The deportations started with Poles from Belorussia, Ukraine and European Russia (see Polish minority in Soviet Union) 1932-1936. Koreans in the Russian Far East were deported in 1937. Volga Germans and seven nationalities of the Crimea and the northern Caucasus were deported: the Crimean Tatars, Kalmyks, Chechens, Ingush, Balkars, Karachays, and Meskhetian Turks. Other minorities evicted from the Black Sea coastal region included Bulgarians, Greeks, and Armenians. From the newly conquered Eastern Poland 400,000 people were deported. The same followed in the Baltic republics of Latvia, Lithuania and Estonia (over 200,000 people were deported). The death toll from these deportations was huge: 60% of the Baltic deportees were estimated to have perished, and nearly half of the entire Crimean Tatar population died of hunger in the first eighteen months after being banished from their homeland. Overall, 40% of those deported are estimated to have perished.
After the WWII, the population of East Prussia was replaced by the Soviet one, mainly by Russians.

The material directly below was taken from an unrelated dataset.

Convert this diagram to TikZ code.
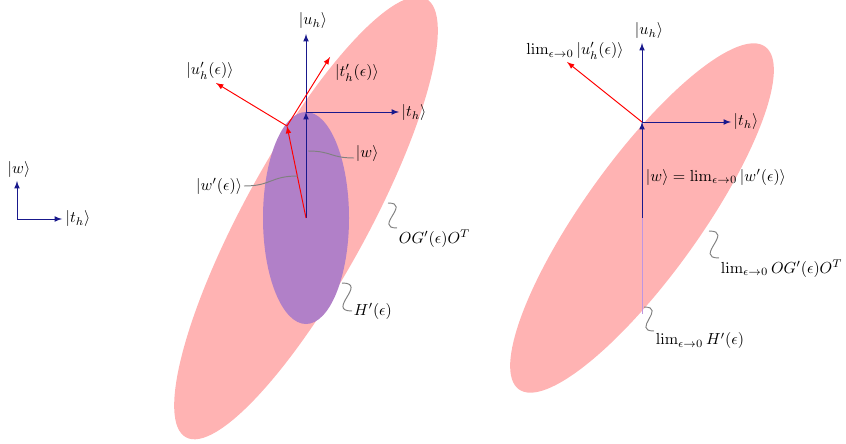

In February 1956, Nikita Khrushchev in his speeech On the Personality Cult and its Consequences condemned the deportations as a violation of Leninist principles, asserting that the Ukrainians avoided such a fate "only because there were too many of them and there was no place to which to deport them." His government reversed most of Stalin's deportations, although it was not until as late as 1991 that the Tatars, Meskhs and Volga Germans were allowed to return en masse to their homelands. The deportations had a profound effect on the non-Russian peoples of the Soviet Union and they are still a major political issue - the memory of the deportations played a major part in the separatist movements in the Baltic republics, Tatarstan and Chechnya.